Tchaikovsky Symphony No. 5

Tchaikovsky is known for sketching out his themes for works. In April 1888 he sketched out the themes for a symphony alongside some ideas for a programme for the first movement;

“Intro: Total submission before Fate, or, what is the same thing, the inscrutible designs of Providence.
Allegro: 1. Murmus, laments, doubts, reproaches against…XXX
2. Shall I cast myself into the embrace of faith???
A wonderful programme, if only it can be fulfilled.

[for the slow movement] A ray of light… No, there is no hope”

But by June he said he was working on a symphony “without programme” so it is thought that the April sketches are for an unfinished work that was set aside for what would become his 5th Symphony. It is unknown how many of the ideas from the unfinished work were recycled into the piece we hear tonight.

It had been 10 years since the completion of his 4th symphony, and it would be another 5 years before he completed his 6th.

It didn’t take Tchaikovsky 10 years to compose his 5th symphony, he did compose several works in the meantime. But in fact, there is a bit of a gap in his composing due in part to his disastrous marriage. One of the most discussed points when it comes to Tchaikovsky is his sexuality and how he married a woman he barely knew to protect him from the stigma against homosexuality. He was deeply embarrassed by his new wife and avoided his friends, and ultimately her presence as well. He eventually fled his wife so he could live in Paris and his brothers began to pay the wife to stay quiet and stay away.

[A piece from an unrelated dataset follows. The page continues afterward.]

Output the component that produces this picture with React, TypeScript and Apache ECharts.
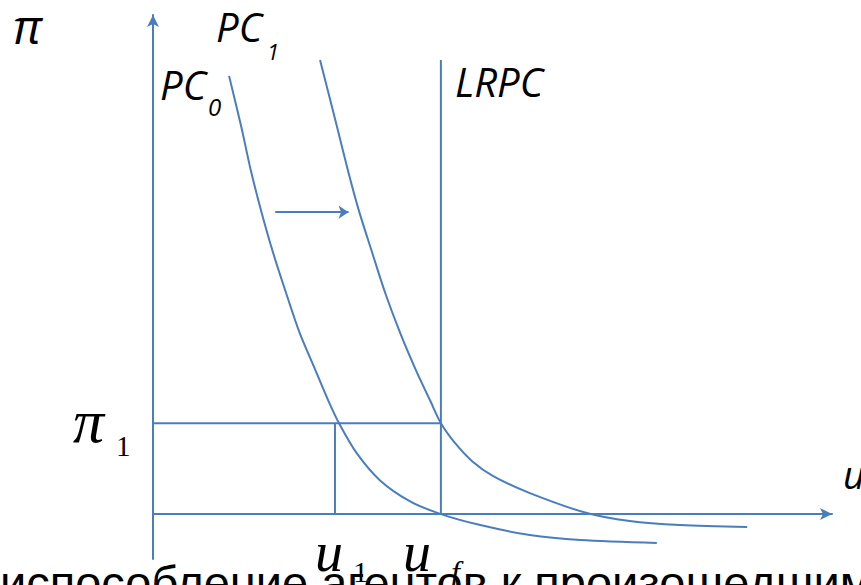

Not all his relationships with women were as disastrous as his marriage. A wealthy widow by the name of Nadezhda von Meck sent a letter to Tchaikovsky wanting to commission some chamber pieces. From this initial letter a correspondence sprang up and soon they were writing each other about music, love, and life. Von Meck ended up paying him a stipend that would allow Tchaikovsky to quit his day job but there was a caveat: They could never meet.

It was during this patronage, and friendship by correspondence, that the 5th Symphony was born. During the slow movement there is a theme associated, by Tchaikovsky, with the words “O que je t’aime! Oh mon amie!” Because of the feminine “amie” writers have suggested that this was a reference to his beloved patroness.

While many of his friends told Tchaikovsky this was his best work, he had doubts about it and wrote to his brother “I am convinced that this symphony is not a success”. Three months later he wrote to his bother again about the 5th symphony after a performance in Hamburg; ” Best of all, I have stopped disliking the symphony. I love it again”.

Despite Tchaikovsky’s doubts about his Symphony No. 5 its somewhat mixed and critical reviews it has gone on to be one of his most popular works.

It has also been a source of inspiration as Cole Porter used the 4th movement as the foundation for his tune Farewell Amanda, written for the  1949 Spencer Tracy and Katharine Hepburn film Adam’s Rib.